- [Required task] What is needed is an exact copy of the lines from the line containing "Clone this diagram in TikZ." to the line containing "minimum width=77pt, minimum", both lines included, and nothing else.

- [Material]
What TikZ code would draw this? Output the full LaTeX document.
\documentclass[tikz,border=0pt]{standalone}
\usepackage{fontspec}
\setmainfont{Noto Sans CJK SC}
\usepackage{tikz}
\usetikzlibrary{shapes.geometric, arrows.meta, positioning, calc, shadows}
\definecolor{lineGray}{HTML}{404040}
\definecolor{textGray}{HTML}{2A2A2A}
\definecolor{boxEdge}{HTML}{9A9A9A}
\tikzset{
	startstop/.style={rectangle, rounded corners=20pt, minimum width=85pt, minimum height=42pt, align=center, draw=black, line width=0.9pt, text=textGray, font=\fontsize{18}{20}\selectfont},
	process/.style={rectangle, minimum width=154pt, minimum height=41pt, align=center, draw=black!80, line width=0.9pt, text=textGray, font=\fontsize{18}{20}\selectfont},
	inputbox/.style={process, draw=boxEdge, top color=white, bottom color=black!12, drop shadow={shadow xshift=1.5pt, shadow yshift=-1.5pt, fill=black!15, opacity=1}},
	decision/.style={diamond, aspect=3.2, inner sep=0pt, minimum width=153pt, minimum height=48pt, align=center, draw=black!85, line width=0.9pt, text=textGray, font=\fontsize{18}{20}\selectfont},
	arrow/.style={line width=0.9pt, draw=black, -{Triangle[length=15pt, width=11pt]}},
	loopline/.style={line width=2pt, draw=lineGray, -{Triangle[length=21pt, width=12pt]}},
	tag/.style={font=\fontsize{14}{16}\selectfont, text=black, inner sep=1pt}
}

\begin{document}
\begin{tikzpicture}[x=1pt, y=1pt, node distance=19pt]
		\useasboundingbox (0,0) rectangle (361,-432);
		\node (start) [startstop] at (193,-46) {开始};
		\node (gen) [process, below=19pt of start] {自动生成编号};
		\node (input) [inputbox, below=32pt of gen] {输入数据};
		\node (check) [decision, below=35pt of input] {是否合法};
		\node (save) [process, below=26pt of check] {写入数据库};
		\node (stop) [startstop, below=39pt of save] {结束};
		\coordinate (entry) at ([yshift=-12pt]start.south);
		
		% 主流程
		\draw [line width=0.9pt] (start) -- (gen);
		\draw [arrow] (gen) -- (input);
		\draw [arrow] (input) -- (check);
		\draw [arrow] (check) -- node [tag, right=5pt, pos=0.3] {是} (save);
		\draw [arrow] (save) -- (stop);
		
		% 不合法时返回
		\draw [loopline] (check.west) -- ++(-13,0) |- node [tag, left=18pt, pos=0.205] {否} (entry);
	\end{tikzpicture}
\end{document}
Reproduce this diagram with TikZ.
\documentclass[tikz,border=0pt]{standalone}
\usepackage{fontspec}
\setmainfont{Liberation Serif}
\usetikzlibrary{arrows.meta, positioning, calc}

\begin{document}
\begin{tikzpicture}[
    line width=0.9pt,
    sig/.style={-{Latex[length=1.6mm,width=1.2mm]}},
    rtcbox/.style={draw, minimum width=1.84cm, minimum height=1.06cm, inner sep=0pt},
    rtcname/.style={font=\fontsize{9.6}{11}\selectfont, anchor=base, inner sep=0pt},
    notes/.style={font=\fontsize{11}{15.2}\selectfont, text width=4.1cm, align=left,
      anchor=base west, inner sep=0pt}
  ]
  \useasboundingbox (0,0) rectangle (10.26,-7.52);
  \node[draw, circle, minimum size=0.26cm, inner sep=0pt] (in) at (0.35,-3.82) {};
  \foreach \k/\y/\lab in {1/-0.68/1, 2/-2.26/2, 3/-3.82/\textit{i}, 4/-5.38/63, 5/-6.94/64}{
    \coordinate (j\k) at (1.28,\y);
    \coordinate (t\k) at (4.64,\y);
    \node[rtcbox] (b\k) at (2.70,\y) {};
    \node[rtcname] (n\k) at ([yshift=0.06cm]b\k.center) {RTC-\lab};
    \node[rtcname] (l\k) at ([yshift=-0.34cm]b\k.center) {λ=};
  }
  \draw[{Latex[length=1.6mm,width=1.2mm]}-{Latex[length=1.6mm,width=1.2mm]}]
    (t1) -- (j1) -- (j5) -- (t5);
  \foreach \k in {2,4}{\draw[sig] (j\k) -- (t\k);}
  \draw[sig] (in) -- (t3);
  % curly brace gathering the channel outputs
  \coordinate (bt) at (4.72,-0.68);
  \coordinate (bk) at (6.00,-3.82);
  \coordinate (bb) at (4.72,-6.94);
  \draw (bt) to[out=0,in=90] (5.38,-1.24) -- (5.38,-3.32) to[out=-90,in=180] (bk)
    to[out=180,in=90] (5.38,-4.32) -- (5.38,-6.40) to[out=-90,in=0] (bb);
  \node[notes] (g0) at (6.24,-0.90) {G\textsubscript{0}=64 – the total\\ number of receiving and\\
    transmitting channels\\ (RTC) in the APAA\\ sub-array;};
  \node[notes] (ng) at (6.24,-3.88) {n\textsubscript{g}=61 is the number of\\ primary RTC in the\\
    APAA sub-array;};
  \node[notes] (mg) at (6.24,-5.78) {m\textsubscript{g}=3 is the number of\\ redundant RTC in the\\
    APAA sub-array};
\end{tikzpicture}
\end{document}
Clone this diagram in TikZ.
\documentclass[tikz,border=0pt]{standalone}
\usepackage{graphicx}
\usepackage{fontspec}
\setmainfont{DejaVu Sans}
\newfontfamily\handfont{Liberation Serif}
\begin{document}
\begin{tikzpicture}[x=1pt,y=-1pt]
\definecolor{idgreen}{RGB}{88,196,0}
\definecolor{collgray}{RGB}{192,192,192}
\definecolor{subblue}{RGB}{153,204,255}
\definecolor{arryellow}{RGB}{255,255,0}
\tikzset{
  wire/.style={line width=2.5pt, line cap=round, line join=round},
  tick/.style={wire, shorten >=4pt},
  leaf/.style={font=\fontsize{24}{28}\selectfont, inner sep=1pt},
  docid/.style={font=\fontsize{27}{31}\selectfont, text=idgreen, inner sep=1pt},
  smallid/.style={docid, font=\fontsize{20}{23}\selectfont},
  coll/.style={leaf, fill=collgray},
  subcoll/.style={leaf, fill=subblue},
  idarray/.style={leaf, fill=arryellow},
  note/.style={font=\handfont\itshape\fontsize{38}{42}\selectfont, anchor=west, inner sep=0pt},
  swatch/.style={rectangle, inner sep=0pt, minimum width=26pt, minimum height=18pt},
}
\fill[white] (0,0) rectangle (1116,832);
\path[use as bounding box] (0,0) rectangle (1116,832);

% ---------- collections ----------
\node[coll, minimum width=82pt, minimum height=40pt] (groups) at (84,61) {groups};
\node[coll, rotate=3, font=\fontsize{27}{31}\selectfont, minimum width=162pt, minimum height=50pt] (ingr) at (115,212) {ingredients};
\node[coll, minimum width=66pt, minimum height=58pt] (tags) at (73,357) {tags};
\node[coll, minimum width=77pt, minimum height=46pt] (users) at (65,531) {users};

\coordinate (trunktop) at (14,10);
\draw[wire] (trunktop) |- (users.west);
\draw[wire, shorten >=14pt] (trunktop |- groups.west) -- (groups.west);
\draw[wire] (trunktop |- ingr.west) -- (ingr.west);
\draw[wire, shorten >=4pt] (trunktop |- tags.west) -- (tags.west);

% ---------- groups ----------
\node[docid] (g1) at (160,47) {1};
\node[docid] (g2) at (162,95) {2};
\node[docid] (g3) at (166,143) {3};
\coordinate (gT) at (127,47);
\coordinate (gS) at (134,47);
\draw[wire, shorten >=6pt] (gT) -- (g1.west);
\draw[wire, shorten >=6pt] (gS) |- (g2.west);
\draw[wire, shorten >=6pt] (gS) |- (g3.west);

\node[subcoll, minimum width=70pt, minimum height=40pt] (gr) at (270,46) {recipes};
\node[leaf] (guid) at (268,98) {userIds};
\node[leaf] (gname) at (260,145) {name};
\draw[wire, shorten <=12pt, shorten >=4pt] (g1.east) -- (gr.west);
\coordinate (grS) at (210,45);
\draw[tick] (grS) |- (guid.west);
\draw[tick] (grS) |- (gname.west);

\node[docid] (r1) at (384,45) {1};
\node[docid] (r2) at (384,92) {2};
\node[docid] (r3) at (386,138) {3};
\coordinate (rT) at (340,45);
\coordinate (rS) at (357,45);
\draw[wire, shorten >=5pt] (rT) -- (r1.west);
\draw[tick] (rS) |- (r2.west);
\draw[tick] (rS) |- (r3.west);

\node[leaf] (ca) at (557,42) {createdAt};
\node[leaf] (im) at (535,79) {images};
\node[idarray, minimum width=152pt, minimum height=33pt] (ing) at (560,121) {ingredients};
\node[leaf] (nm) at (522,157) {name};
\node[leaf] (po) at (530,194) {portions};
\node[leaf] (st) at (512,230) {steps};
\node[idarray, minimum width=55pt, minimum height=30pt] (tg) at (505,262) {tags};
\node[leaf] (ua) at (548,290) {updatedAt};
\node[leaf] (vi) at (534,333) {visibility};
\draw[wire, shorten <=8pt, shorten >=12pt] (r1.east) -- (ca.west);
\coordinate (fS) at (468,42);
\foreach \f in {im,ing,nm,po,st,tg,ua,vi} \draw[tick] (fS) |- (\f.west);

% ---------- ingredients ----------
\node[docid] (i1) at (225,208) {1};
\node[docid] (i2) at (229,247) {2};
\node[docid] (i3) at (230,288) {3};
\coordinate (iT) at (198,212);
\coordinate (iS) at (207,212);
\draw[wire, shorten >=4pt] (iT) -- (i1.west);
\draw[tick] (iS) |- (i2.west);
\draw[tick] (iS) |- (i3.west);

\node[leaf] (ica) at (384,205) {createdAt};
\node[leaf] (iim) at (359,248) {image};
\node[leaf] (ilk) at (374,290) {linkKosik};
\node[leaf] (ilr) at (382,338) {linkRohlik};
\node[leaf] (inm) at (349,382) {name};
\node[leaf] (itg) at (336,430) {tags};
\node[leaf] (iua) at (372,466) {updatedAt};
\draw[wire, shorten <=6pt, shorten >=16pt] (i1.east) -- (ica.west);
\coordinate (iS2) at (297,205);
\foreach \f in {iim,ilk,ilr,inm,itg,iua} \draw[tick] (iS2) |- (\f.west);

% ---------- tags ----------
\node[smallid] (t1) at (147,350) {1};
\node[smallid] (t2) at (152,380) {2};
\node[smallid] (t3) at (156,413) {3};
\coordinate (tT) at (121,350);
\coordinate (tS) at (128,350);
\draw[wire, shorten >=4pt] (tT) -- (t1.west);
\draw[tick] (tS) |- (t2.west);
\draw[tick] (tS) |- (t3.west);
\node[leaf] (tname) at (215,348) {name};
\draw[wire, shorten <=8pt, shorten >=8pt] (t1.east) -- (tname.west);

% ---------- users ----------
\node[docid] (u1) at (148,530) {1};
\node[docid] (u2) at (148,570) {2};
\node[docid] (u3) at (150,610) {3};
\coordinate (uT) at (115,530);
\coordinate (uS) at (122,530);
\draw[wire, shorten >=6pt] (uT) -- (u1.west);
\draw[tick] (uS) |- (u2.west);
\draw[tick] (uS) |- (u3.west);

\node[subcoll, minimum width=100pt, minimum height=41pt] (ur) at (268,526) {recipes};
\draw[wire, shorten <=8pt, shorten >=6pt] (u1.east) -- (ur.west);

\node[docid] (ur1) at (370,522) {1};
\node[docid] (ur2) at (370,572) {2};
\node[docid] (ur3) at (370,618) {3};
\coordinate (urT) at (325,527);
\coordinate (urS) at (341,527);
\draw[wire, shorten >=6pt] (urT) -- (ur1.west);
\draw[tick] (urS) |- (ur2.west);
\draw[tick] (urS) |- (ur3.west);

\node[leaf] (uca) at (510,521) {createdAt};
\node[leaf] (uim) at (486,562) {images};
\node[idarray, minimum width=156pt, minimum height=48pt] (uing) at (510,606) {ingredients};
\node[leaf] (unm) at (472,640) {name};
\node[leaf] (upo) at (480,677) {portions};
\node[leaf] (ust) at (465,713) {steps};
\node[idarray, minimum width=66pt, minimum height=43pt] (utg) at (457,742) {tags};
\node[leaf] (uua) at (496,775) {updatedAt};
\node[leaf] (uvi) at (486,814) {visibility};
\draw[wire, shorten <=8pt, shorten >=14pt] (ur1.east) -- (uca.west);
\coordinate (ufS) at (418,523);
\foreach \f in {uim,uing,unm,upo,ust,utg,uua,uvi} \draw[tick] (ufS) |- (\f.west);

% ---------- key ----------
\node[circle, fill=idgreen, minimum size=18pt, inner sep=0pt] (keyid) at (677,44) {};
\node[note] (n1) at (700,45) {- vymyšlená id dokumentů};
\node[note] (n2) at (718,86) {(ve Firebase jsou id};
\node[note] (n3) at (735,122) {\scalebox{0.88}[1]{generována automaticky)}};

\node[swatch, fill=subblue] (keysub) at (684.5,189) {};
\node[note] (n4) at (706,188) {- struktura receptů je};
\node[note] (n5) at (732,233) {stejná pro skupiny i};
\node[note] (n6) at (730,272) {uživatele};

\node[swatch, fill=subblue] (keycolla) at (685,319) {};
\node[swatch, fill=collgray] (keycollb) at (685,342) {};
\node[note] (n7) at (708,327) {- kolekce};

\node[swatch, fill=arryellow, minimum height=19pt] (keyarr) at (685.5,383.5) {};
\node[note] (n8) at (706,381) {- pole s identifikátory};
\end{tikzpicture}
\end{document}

- [Exercise result]
Clone this diagram in TikZ.
\documentclass[tikz,border=0pt]{standalone}
\usepackage{graphicx}
\usepackage{fontspec}
\setmainfont{DejaVu Sans}
\newfontfamily\handfont{Liberation Serif}
\begin{document}
\begin{tikzpicture}[x=1pt,y=-1pt]
\definecolor{idgreen}{RGB}{88,196,0}
\definecolor{collgray}{RGB}{192,192,192}
\definecolor{subblue}{RGB}{153,204,255}
\definecolor{arryellow}{RGB}{255,255,0}
\tikzset{
  wire/.style={line width=2.5pt, line cap=round, line join=round},
  tick/.style={wire, shorten >=4pt},
  leaf/.style={font=\fontsize{24}{28}\selectfont, inner sep=1pt},
  docid/.style={font=\fontsize{27}{31}\selectfont, text=idgreen, inner sep=1pt},
  smallid/.style={docid, font=\fontsize{20}{23}\selectfont},
  coll/.style={leaf, fill=collgray},
  subcoll/.style={leaf, fill=subblue},
  idarray/.style={leaf, fill=arryellow},
  note/.style={font=\handfont\itshape\fontsize{38}{42}\selectfont, anchor=west, inner sep=0pt},
  swatch/.style={rectangle, inner sep=0pt, minimum width=26pt, minimum height=18pt},
}
\fill[white] (0,0) rectangle (1116,832);
\path[use as bounding box] (0,0) rectangle (1116,832);

% ---------- collections ----------
\node[coll, minimum width=82pt, minimum height=40pt] (groups) at (84,61) {groups};
\node[coll, rotate=3, font=\fontsize{27}{31}\selectfont, minimum width=162pt, minimum height=50pt] (ingr) at (115,212) {ingredients};
\node[coll, minimum width=66pt, minimum height=58pt] (tags) at (73,357) {tags};
\node[coll, minimum width=77pt, minimum height=46pt] (users) at (65,531) {users};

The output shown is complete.